[Begin INFORMATION SHOWN]

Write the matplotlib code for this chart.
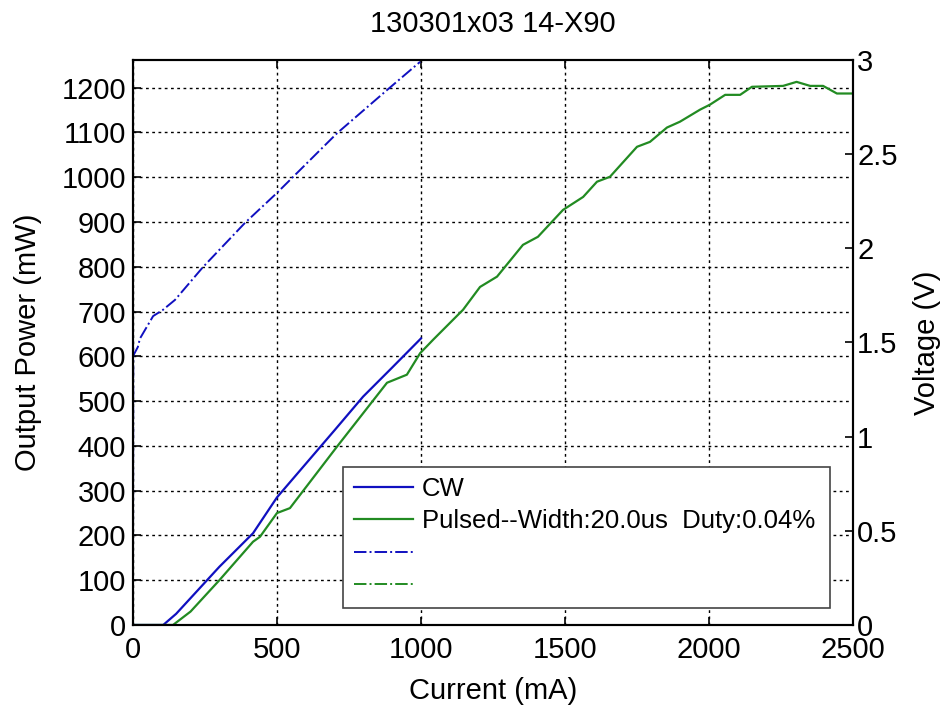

[End INFORMATION SHOWN]
[Begin INFORMATION SHOWN]

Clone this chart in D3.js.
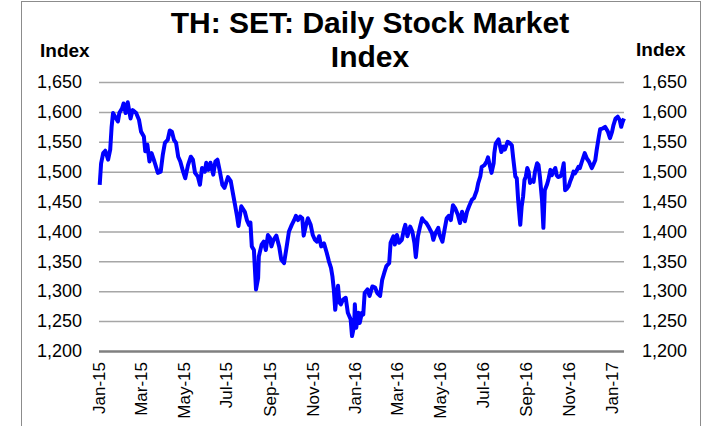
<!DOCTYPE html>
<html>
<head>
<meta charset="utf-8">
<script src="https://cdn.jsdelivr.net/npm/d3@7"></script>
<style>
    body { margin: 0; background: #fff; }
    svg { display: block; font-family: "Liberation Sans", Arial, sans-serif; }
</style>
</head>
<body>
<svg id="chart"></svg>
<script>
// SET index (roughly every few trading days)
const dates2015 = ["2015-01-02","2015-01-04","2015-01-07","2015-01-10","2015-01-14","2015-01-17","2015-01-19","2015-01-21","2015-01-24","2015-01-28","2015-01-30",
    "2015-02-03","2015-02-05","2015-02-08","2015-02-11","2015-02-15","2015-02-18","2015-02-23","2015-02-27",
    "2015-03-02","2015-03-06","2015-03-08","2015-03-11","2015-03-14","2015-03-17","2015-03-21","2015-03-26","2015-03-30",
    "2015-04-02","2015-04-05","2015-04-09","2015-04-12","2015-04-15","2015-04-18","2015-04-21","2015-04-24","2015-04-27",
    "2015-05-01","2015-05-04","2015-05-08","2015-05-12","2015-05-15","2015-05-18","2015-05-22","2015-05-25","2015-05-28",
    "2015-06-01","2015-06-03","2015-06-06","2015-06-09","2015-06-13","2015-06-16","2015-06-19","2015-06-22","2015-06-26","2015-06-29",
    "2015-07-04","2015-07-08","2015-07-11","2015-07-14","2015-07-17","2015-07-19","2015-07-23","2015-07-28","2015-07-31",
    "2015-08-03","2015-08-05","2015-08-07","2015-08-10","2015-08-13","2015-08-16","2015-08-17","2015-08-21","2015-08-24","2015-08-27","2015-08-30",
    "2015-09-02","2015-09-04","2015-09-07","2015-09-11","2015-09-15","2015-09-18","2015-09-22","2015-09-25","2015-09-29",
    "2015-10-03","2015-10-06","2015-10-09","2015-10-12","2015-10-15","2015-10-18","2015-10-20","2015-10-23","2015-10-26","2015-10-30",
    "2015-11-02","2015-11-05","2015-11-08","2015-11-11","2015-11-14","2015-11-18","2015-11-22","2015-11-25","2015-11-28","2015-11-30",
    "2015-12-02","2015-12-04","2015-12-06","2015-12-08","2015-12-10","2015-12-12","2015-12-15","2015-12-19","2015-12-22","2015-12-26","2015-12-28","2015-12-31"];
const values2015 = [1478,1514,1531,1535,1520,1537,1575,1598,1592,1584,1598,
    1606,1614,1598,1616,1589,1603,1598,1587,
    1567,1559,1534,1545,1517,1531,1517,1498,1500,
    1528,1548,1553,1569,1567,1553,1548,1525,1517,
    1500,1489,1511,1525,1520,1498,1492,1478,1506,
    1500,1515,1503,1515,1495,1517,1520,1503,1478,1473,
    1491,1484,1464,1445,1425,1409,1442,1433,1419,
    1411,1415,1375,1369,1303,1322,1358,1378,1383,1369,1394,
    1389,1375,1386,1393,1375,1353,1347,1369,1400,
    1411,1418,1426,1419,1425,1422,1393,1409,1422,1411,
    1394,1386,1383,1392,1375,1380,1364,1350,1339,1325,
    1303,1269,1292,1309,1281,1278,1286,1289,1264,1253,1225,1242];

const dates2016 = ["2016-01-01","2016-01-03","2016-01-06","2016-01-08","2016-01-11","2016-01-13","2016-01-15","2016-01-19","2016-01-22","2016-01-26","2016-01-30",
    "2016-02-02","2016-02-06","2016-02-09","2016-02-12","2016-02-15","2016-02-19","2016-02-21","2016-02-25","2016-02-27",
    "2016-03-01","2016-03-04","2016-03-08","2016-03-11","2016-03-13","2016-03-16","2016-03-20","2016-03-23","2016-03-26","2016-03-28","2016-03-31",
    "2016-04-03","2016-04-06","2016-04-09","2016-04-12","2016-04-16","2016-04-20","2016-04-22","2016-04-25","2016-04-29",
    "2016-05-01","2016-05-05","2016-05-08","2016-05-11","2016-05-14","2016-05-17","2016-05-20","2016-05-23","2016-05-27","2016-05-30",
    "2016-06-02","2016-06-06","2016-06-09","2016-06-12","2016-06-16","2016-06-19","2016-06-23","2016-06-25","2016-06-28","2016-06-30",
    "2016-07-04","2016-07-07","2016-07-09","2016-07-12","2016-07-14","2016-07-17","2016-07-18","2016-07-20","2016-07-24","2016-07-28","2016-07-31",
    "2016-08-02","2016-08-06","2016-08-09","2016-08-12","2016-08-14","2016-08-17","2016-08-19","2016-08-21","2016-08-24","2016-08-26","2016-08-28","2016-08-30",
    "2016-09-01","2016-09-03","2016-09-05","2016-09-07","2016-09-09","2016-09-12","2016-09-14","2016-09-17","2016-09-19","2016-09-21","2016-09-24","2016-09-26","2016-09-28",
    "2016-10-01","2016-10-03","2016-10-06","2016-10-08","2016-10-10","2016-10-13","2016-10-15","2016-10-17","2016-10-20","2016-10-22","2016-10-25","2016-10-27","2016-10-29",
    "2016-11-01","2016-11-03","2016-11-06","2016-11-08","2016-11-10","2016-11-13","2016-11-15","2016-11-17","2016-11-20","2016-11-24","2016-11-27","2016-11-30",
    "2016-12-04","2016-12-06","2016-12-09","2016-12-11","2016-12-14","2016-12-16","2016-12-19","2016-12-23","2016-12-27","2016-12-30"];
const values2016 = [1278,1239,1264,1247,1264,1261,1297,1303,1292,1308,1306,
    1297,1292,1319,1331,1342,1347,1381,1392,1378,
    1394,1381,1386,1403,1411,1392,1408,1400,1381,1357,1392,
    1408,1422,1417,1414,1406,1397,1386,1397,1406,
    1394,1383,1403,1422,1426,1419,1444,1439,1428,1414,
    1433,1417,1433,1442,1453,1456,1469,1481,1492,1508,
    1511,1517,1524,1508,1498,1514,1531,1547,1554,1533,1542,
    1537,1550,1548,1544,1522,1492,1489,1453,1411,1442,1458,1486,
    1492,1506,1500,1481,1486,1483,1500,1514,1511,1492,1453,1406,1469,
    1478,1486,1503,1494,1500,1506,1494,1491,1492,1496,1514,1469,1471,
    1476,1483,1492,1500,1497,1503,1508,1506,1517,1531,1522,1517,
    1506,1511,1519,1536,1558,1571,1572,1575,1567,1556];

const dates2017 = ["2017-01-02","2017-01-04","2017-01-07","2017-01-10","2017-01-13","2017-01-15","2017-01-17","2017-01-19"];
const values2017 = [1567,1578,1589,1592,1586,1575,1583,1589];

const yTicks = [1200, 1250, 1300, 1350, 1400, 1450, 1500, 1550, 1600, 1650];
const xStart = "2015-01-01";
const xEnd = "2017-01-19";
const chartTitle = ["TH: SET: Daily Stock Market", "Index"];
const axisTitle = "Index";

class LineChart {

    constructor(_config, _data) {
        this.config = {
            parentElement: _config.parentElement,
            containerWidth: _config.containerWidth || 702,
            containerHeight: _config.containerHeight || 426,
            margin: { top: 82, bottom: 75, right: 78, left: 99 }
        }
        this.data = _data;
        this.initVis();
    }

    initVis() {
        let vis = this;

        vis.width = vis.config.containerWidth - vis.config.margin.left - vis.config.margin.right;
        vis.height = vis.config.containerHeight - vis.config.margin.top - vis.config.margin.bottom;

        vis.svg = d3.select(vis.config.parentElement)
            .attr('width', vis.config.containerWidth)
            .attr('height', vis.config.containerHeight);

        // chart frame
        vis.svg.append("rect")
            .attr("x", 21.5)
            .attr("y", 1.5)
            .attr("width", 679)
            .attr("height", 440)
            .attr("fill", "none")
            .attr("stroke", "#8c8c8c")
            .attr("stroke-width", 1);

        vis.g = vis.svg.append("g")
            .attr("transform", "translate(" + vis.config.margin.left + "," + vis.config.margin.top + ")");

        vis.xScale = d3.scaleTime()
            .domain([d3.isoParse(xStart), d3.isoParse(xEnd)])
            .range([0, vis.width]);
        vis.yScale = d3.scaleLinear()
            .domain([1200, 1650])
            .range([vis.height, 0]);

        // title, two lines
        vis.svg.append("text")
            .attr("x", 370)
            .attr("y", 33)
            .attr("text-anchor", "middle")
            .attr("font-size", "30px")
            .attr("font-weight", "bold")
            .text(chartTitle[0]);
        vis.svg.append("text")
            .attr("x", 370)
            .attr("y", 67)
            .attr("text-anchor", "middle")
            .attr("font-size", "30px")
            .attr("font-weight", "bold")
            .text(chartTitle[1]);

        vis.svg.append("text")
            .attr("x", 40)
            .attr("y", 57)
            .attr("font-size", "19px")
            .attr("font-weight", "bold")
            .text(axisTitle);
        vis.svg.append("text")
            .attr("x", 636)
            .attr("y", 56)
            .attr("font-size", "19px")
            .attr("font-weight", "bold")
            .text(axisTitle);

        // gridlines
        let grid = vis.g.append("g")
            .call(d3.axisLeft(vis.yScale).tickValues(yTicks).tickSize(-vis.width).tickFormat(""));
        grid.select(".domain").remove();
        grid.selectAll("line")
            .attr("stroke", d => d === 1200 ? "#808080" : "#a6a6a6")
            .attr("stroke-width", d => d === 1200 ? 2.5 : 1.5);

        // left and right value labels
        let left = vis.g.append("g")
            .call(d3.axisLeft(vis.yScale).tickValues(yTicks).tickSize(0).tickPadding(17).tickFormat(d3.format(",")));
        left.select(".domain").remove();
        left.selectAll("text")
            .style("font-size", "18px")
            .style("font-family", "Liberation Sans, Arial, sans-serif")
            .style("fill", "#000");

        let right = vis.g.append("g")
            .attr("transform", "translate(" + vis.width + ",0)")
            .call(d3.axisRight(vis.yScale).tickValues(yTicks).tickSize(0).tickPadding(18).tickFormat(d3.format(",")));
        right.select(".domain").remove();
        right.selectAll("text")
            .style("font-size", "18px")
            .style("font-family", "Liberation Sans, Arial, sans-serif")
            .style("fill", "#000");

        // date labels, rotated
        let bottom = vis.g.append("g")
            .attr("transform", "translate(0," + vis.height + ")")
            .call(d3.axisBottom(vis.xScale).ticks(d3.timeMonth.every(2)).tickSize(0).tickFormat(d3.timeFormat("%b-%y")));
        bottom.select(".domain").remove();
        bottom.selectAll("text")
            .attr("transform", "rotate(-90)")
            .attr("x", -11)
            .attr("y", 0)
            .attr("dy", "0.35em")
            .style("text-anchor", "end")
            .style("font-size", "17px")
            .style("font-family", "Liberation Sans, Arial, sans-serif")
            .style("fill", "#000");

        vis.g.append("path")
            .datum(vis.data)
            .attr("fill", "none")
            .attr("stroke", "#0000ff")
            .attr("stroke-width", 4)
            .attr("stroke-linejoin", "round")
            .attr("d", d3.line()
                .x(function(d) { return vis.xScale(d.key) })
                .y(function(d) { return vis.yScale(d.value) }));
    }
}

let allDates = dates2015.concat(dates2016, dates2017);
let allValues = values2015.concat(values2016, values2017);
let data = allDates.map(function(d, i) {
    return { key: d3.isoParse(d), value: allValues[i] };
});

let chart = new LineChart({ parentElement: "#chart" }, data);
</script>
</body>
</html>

[End INFORMATION SHOWN]

Read through the entries and copy each line in which "this" appears.

**EXERCISE OUTPUT:**
Write the matplotlib code for this chart.
Clone this chart in D3.js.
        this.config = {
        this.data = _data;
        this.initVis();
        let vis = this;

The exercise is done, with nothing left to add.